Which lines contain the string "this"? Please list every one of them.

(Charts and diagrams as code)
● ● ● ●
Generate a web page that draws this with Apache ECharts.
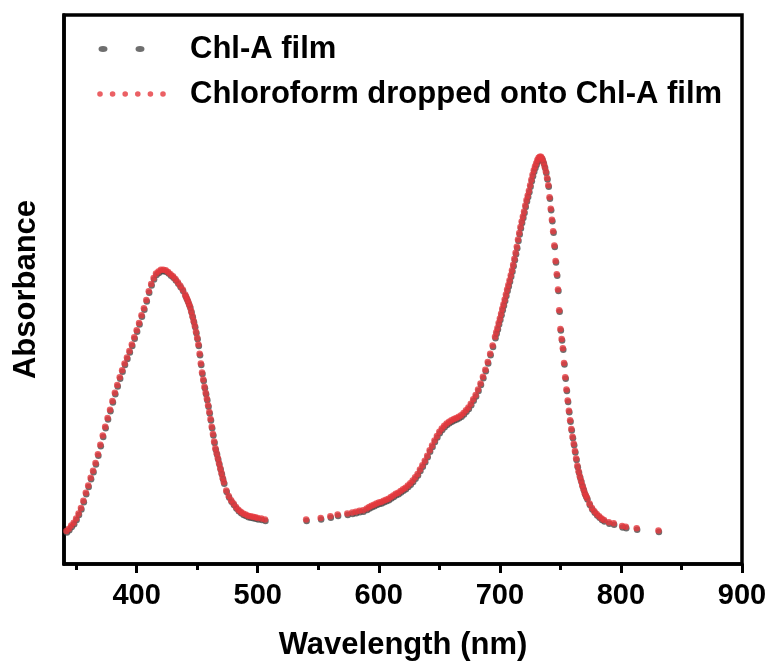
<!DOCTYPE html>
<html>
<head>
<meta charset="utf-8">
<script src="https://cdn.jsdelivr.net/npm/echarts@6/dist/echarts.min.js"></script>
<style>
  html, body { margin: 0; padding: 0; background: #fff; }
  #chart { width: 772px; height: 664px; }
</style>
</head>
<body>
<div id="chart"></div>
<script>
// wavelengths (nm), with the gap between ~506 and ~540 nm
const wavelength = [
  342, 344, 346, 348, 350, 352, 354, 356, 358, 360, 362, 364, 366, 368, 370, 372, 374, 376, 378, 380,
  382, 384, 386, 388, 390, 392, 394, 396, 398, 400, 402, 404, 406, 408, 410, 412, 414, 416, 418, 420,
  422, 424, 426, 428, 430, 432, 434, 436, 438,
  440, 441, 442, 443, 444, 445, 446, 447, 448, 449, 450, 451, 452, 453, 454, 455, 456, 457, 458, 459,
  460, 461, 462, 463, 464, 465, 466, 467, 468, 469, 470, 471, 472,
  474, 476, 478, 480, 482, 484, 486, 488, 490, 492, 494, 496, 498, 500, 503, 506,
  540, 552, 560, 566, 574, 578, 581, 584, 587,
  590, 592, 594, 596, 598, 600, 602, 604, 606, 608, 610, 612, 614, 616, 618, 620, 622, 624, 626, 628,
  630, 632, 634, 636, 638, 640, 642, 644, 646, 648, 650, 652, 654, 656, 658, 660, 662, 664, 666, 668,
  670, 672, 674, 676, 678, 680, 682, 684, 686, 688, 690, 692, 694,
  696, 697, 698, 699, 700, 701, 702, 703, 704, 705, 706, 707, 708, 709, 710, 711, 712, 713, 714, 715,
  716, 717, 718, 719, 720, 721, 722, 723, 724, 725, 726, 727, 728, 729, 730, 731, 732, 733, 734, 735,
  736, 737, 738, 739, 740, 741, 742, 743, 744, 745, 746, 747, 748, 749, 750, 751, 752, 753, 754, 755,
  756, 757, 758, 759, 760, 761, 762, 763, 764, 765, 766, 767, 768, 769, 770, 771, 772,
  774, 776, 778, 780, 782, 784, 786, 790, 794, 801, 804, 813, 831
];

// absorbance (arb. units); the two films' traces lie on top of each other within a pixel
const absorbance = [
  0.060, 0.064, 0.070, 0.075, 0.083, 0.092, 0.102, 0.115, 0.130, 0.143, 0.157, 0.170, 0.184, 0.200, 0.217, 0.234, 0.250, 0.266, 0.281, 0.297,
  0.312, 0.326, 0.340, 0.353, 0.365, 0.376, 0.388, 0.400, 0.413, 0.426, 0.439, 0.453, 0.466, 0.481, 0.497, 0.510, 0.521, 0.529, 0.533, 0.536,
  0.536, 0.535, 0.532, 0.528, 0.524, 0.519, 0.513, 0.507, 0.500,
  0.491, 0.486, 0.481, 0.475, 0.469, 0.461, 0.452, 0.443, 0.434, 0.423, 0.412, 0.400, 0.383, 0.365, 0.349, 0.336, 0.323, 0.312, 0.301, 0.289,
  0.277, 0.264, 0.250, 0.237, 0.223, 0.211, 0.202, 0.193, 0.184, 0.175, 0.166, 0.157, 0.149,
  0.134, 0.124, 0.116, 0.110, 0.104, 0.099, 0.095, 0.092, 0.090, 0.088, 0.087, 0.086, 0.085, 0.084, 0.083, 0.081,
  0.081, 0.084, 0.087, 0.090, 0.092, 0.094, 0.095, 0.097, 0.098,
  0.101, 0.104, 0.106, 0.108, 0.110, 0.112, 0.113, 0.115, 0.117, 0.119, 0.122, 0.125, 0.128, 0.130, 0.133, 0.136, 0.139, 0.143, 0.147, 0.152,
  0.158, 0.164, 0.172, 0.180, 0.188, 0.197, 0.207, 0.216, 0.225, 0.233, 0.241, 0.247, 0.252, 0.256, 0.259, 0.262, 0.264, 0.266, 0.268, 0.271,
  0.275, 0.280, 0.285, 0.292, 0.300, 0.308, 0.318, 0.329, 0.341, 0.354, 0.368, 0.383, 0.398,
  0.414, 0.422, 0.430, 0.439, 0.447, 0.456, 0.465, 0.473, 0.482, 0.491, 0.500, 0.508, 0.517, 0.526, 0.535, 0.545, 0.556, 0.567, 0.578, 0.591,
  0.603, 0.614, 0.624, 0.633, 0.642, 0.653, 0.663, 0.671, 0.680, 0.690, 0.700, 0.709, 0.717, 0.724, 0.730, 0.736, 0.740, 0.742, 0.742, 0.738,
  0.732, 0.724, 0.715, 0.703, 0.690, 0.668, 0.647, 0.627, 0.606, 0.580, 0.552, 0.528, 0.500, 0.462, 0.428, 0.410, 0.393, 0.366, 0.340, 0.318,
  0.298, 0.279, 0.262, 0.246, 0.232, 0.219, 0.206, 0.192, 0.179, 0.169, 0.160, 0.152, 0.144, 0.137, 0.130, 0.125, 0.120,
  0.110, 0.102, 0.096, 0.091, 0.087, 0.083, 0.080, 0.076, 0.074, 0.069, 0.068, 0.065, 0.061
];

const seriesNames = ['Chl-A film', 'Chloroform dropped onto Chl-A film'];
const majorTicks = [400, 500, 600, 700, 800, 900];
const minorTicks = [350, 450, 550, 650, 750, 850];

const chlAFilm = wavelength.map((w, i) => [w, absorbance[i]]);
const chloroformFilm = wavelength.map((w, i) => [w, absorbance[i]]);

const FONT = "'Liberation Sans', Arial, sans-serif";

// legend icons: 88 wide, tiny end dots only fix the box
const dot = (cx, cy, rx, ry) =>
  'M' + (cx - rx) + ' ' + cy + ' a' + rx + ' ' + ry + ' 0 1 0 ' + (2 * rx) + ' 0 a' + rx + ' ' + ry + ' 0 1 0 ' + (-2 * rx) + ' 0 Z ';
const boxEnds = dot(0.05, 3, 0.05, 0.05) + dot(87.95, 3, 0.05, 0.05);
const grayIcon = 'path://' + boxEnds + dot(6, 3, 4.5, 3) + dot(43, 3, 4.5, 3);
let redPath = boxEnds;
for (let k = 0; k < 6; k++) redPath += dot(3 + k * 12.6, 3, 2.8, 2.8);
const redIcon = 'path://' + redPath;

const legendText = { fontSize: 31, fontWeight: 'bold', fontFamily: FONT, color: '#000', lineHeight: 36 };

const chart = echarts.init(document.getElementById('chart'));
chart.setOption({
  animation: false,
  backgroundColor: '#fff',
  grid: {
    left: 64, right: 30, top: 15, bottom: 100,
    outerBoundsMode: 'none', containLabel: false,
    show: true, borderColor: '#000', borderWidth: 3.5, backgroundColor: 'transparent'
  },
  legend: [
    {
      data: [{ name: seriesNames[0], icon: grayIcon }],
      left: 92, top: 26, itemWidth: 88, itemHeight: 6,
      textStyle: legendText, selectedMode: false
    },
    {
      data: [{ name: seriesNames[1], icon: redIcon }],
      left: 92, top: 71, itemWidth: 88, itemHeight: 6,
      textStyle: legendText, selectedMode: false
    }
  ],
  xAxis: [
    {
      type: 'value', min: 340, max: 900,
      name: 'Wavelength (nm)', nameLocation: 'middle', nameGap: 66,
      nameTextStyle: { fontSize: 31, fontWeight: 'bold', fontFamily: FONT, color: '#000' },
      axisLine: { show: true, lineStyle: { color: '#000', width: 3.5 } },
      axisTick: { show: true, inside: false, length: 9, lineStyle: { color: '#000', width: 3 }, customValues: majorTicks },
      axisLabel: { show: true, margin: 17, fontSize: 29, fontWeight: 'bold', fontFamily: FONT, color: '#000', customValues: majorTicks },
      splitLine: { show: false }
    },
    {
      type: 'value', min: 340, max: 900, position: 'bottom', offset: 0,
      axisLine: { show: false },
      axisTick: { show: true, inside: false, length: 6, lineStyle: { color: '#000', width: 3 }, customValues: minorTicks },
      axisLabel: { show: false },
      splitLine: { show: false }
    }
  ],
  yAxis: {
    type: 'value', min: 0, max: 1,
    name: 'Absorbance', nameLocation: 'middle', nameGap: 22, nameRotate: 90,
    nameTextStyle: { fontSize: 31, fontWeight: 'bold', fontFamily: FONT, color: '#000' },
    axisLine: { show: true, lineStyle: { color: '#000', width: 3.5 } },
    axisTick: { show: false },
    axisLabel: { show: false },
    splitLine: { show: false }
  },
  series: [
    {
      name: seriesNames[0], type: 'scatter', data: chlAFilm,
      symbol: 'circle', symbolSize: 6.5, symbolOffset: [0.5, 1.5],
      itemStyle: { color: '#4a4a4a' }, emphasis: { disabled: true }
    },
    {
      name: seriesNames[1], type: 'scatter', data: chloroformFilm,
      symbol: 'circle', symbolSize: 6.5,
      itemStyle: { color: '#e6383d' }, emphasis: { disabled: true }
    }
  ]
});
</script>
</body>
</html>
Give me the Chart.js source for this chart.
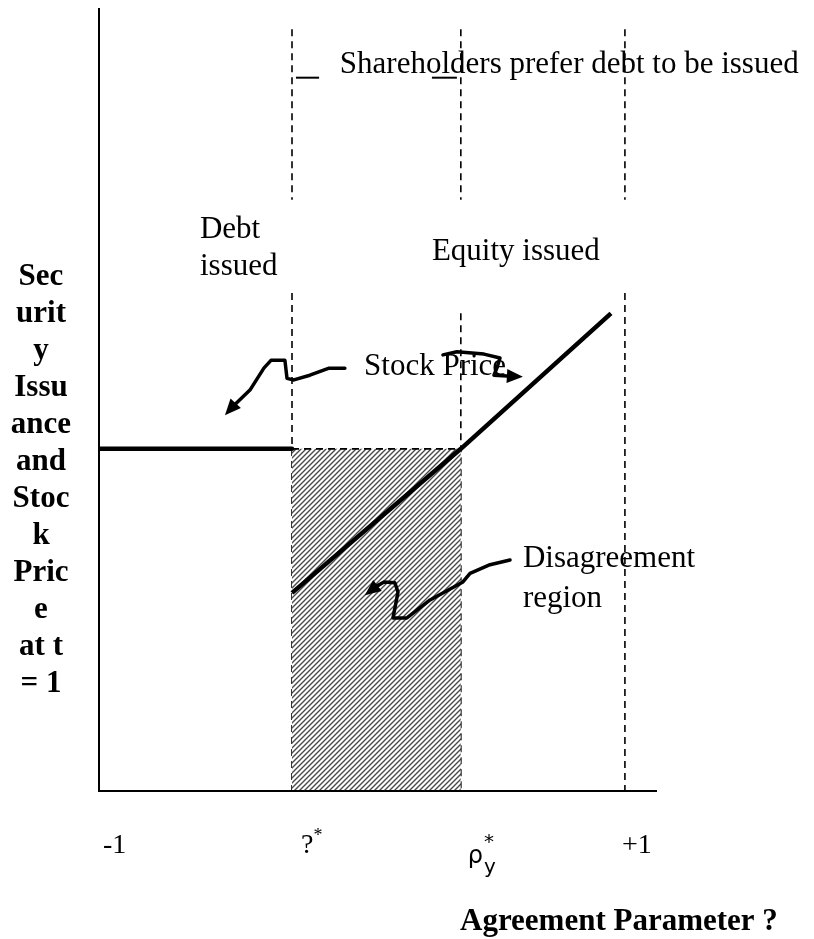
● ● ● ●
EXERCISE RESPONSE:
Generate a web page that draws this with Apache ECharts.
Give me the Chart.js source for this chart.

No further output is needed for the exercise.